Effect of OEM mergers on grinding mill design
A wave of grinding mill OEM mergers took place in the 70’s and 80’s. During those years, only a handful of OEM’s were competing with one another, and no more than two or three could bid on the large size SAG or ball mills. Engineering design offices started spending most of their efforts during those times to merge the best technology from each sister company they had acquired into their line of grinding mills. This started the wave of “standardization of mill components”. Research and technology development took a bit of a back step during these times.
Are grinding mills becoming a commodity?
A little bit, yes. Customers, and even sales and project management groups within mill suppliers want to minimize engineering costs and design delays. This discourages customization and finding creative new designs. During the last 30 years, mill manufacturers have not been able to convince customers or their engineering consultants to purchase completely standard or existing size mills. Instead, the industry is moving from completely customized equipment to nearly standard equipment with different options added on or taken away. Most of the engineering efforts these days are therefore going into creating tools to design grinding mills quickly with low overhead.
Training and IP Protection
As the design tools get more and more complicated, new employees need to be trained not only on the products and the underlying technology, but also on the existing proprietary design tools such as calculation sheets, drawings and models, storage and retrieval procedures. As employees retire, it is very easy to hand over all working files and tools digitally, but often a nightmare to figure out what is what, without proper training.
With all information being digital, Intellectual Property (IP) protection has become a serious concern in the last few years. Almost every company that is developing technology and producing detailed engineering drawings have experienced IT theft and pursued lawsuits against the offenders, mostly their former employees. In order to avoid IP theft, companies have implemented various gate-keeping tools (software Vaults) which in turn slow down the design process due to the added bureaucracy.
How did the workforce change over the last 30 years?
During the years when drafting was done manually, there were roughly 2 drafters for every engineer within the engineering departments. Today, we see this ratio to be about one-to-one. Engineers these days are also using CAD tools to create models and drawings, which they hardly did in the past.

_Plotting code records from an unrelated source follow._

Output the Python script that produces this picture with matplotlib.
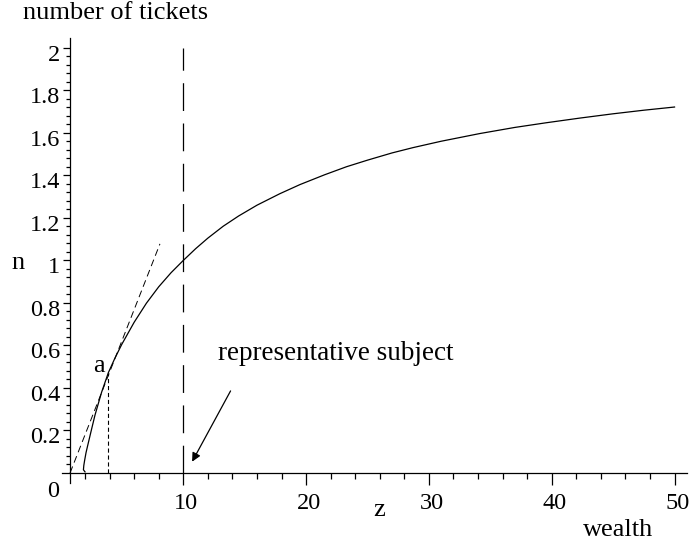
import matplotlib
matplotlib.use('Agg')
import matplotlib.pyplot as plt
import matplotlib.transforms as mtransforms
import numpy as np

plt.rcParams['font.family'] = ['Liberation Serif', 'DejaVu Serif']
plt.rcParams['lines.scale_dashes'] = False

# wealth z and number of tickets n along the curve
z_curve = [2.0, 1.87, 1.9, 1.97, 2.08, 2.2, 2.5, 2.81, 3.35, 3.9, 4.44, 5.0, 6.0,
           7.0, 8.0, 9.0, 10.0, 11.0, 12.0, 13.25, 14.5, 16.0, 17.86, 19.5, 21.5,
           23.29, 25.0, 27.0, 28.71, 31.0, 34.13, 37.0, 39.56, 42.3, 44.98,
           47.5, 50.0]
n_curve = [0.005, 0.015, 0.035, 0.06, 0.095, 0.125, 0.198, 0.272, 0.38, 0.472,
           0.541, 0.606, 0.709, 0.799, 0.876, 0.942, 1.0, 1.055, 1.105, 1.161,
           1.209, 1.26, 1.314, 1.357, 1.403, 1.441, 1.472, 1.506, 1.531, 1.561,
           1.597, 1.626, 1.648, 1.670, 1.690, 1.707, 1.722]

# tangent through point a
z_tangent = [0.78, 8.1]
n_tangent = [0.0, 1.078]
z_a, n_a = 3.9, 0.472

# representative subject
z_rep = 10.0
n_rep_top = 2.0

# arrow from label towards z_rep
arrow_from = (13.85, 0.386)
arrow_to = (10.72, 0.053)

y_major = [0.2, 0.4, 0.6, 0.8, 1.0, 1.2, 1.4, 1.6, 1.8, 2.0]
y_major_labels = ['0.2', '0.4', '0.6', '0.8', '1', '1.2', '1.4', '1.6', '1.8', '2']
x_major = [10, 20, 30, 40, 50]

fig = plt.figure(figsize=(6.9, 5.47), dpi=100)
ax = fig.add_axes([0.0903, 0.1175, 0.9051, 0.8135])

ax.plot(z_curve, n_curve, color='black', lw=0.9)
ax.plot(z_tangent, n_tangent, color='black', lw=0.7, dashes=(5, 3))
ax.plot([z_a, z_a], [0, n_a], color='black', lw=0.8, dashes=(3, 2))
ax.plot([z_rep, z_rep], [0, n_rep_top], color='black', lw=0.9, dashes=(20, 9))
ax.annotate('', xy=arrow_to, xytext=arrow_from,
            arrowprops=dict(arrowstyle='-|>', color='black', lw=0.9,
                            mutation_scale=13, shrinkA=0, shrinkB=0))

ax.text(3.62, 0.477, 'a', fontsize=19, ha='right', va='baseline')
ax.text(12.8, 0.533, 'representative subject', fontsize=19.5, ha='left', va='baseline')

ax.set_xlim(0.15, 51.0)
ax.set_ylim(-0.046, 2.048)

for s in ['top', 'right']:
    ax.spines[s].set_visible(False)
ax.spines['left'].set_position(('data', 0.78))
ax.spines['bottom'].set_position(('data', 0))
for s in ['left', 'bottom']:
    ax.spines[s].set_linewidth(0.9)

ax.set_yticks(y_major)
ax.set_yticklabels(y_major_labels)
ax.set_yticks([v for v in np.arange(0.04, 2.01, 0.04)
               if min(abs(v - m) for m in y_major) > 0.01], minor=True)
ax.set_xticks(x_major)
ax.set_xticks([v for v in range(2, 50, 2) if v % 10], minor=True)

ax.tick_params(axis='y', which='major', length=5, width=0.9, pad=2.2, labelsize=17.5)
ax.tick_params(axis='y', which='minor', length=3, width=0.9)
ax.tick_params(axis='x', which='major', length=8.5, width=0.9, pad=6.0, labelsize=17.5)
ax.tick_params(axis='x', which='minor', length=4.3, width=0.9)

dy = mtransforms.ScaledTranslation(0, -5 / 100, fig.dpi_scale_trans)
for lab in ax.get_yticklabels():
    lab.set_transform(lab.get_transform() + dy)
dx = mtransforms.ScaledTranslation(3 / 100, 0, fig.dpi_scale_trans)
for lab in ax.get_xticklabels():
    lab.set_transform(lab.get_transform() + dx)

W, H = 690, 547
fig.text(23 / W, 1 - 13.3 / H, 'number of tickets', fontsize=19, ha='left', va='center')
fig.text(18.3 / W, 1 - 263.3 / H, 'n', fontsize=19, ha='center', va='center')
fig.text(53 / W, 1 - 491.7 / H, '0', fontsize=17.5, ha='center', va='center')
fig.text(379.3 / W, 1 - 510 / H, 'z', fontsize=19, ha='center', va='center')
fig.text(618.3 / W, 1 - 530 / H, 'wealth', fontsize=19, ha='center', va='center')

fig.savefig('out.png', dpi=100)
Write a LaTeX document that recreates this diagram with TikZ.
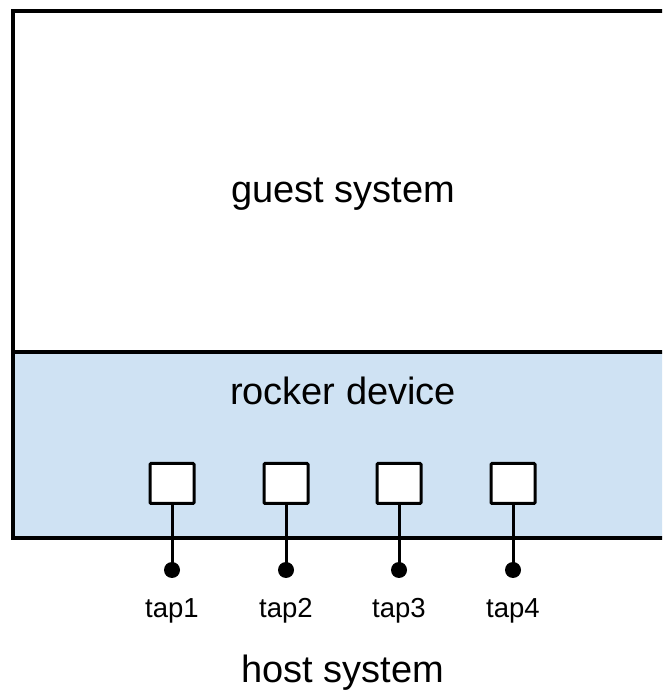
\documentclass[tikz,border=0pt]{standalone}
\usepackage{fontspec}
\setmainfont{Liberation Sans}
\definecolor{devblue}{HTML}{CFE2F3}
\begin{document}
\begin{tikzpicture}[x=1pt,y=1pt,
  frame/.style={draw=black, line width=3.5pt},
  port/.style={draw=black, fill=white, line width=3pt, minimum width=44pt, minimum height=40pt, inner sep=0pt, rounded corners=1pt},
  tapdot/.style={circle, fill=black, inner sep=0pt, minimum size=16pt},
  wire/.style={line width=3pt},
  bigtext/.style={font=\fontsize{38}{40}\selectfont, anchor=base, inner sep=0pt},
  taptext/.style={font=\fontsize{27.5}{30}\selectfont, anchor=base, inner sep=0pt}]
\useasboundingbox (0,0) rectangle (662,700);
\fill[white] (0,0) rectangle (662,700);
\clip (0,0) rectangle (662,700);
% guest and device areas
\fill[devblue] (13,162) rectangle (680,348);
\draw[frame] (680,689) -- (13,689) -- (13,162) -- (680,162);
\draw[frame] (13,348) -- (680,348);
\node[bigtext] (guest) at (343,497) {guest system};
\node[bigtext] (rocker) at (343,295) {rocker device};
% ports
\foreach \i/\x in {1/172,2/286,3/399,4/513}{
  \node[port] (p\i) at (\x,216.5) {};
  \node[tapdot] (d\i) at (\x,130) {};
  \draw[wire] (p\i.south) -- (d\i.center);
  \node[taptext] (t\i) at (\x,82) {tap\i};
}
\node[bigtext] (host) at (343,17) {host system};
\end{tikzpicture}
\end{document}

We also see engineering design shifting to lower cost countries as digital communication and global sharing of information is getting easier. Having technical people all around the world allows multiple designers to work during different time zones to accelerate the lead times of the projects. As manufacturing of components shift to cost competitive countries (CCC), having technical people near local shops also facilitate quality control and manufacturing problems resolution.
The percentage of female drafters and design engineers unfortunately has not improved over the years (there is much better representation in other departments). While mill suppliers encourage and make targeted efforts to improve hiring of female drafters and engineers, very few candidates are interested in these positions. Mining is still perceived as a male dominated industry, and these positions are occasionally required to travel to mine sites.
With the use of computers, the design of grinding mills has come a long way, mostly positive. As mill sizes get limited by manufacturing capabilities, the focus of the design process has shifted from pushing the envelope to creating tools to do it cheaper and faster. Design workforce is becoming more global. With the increased complexity of the tools used, we heavily rely on subject experts.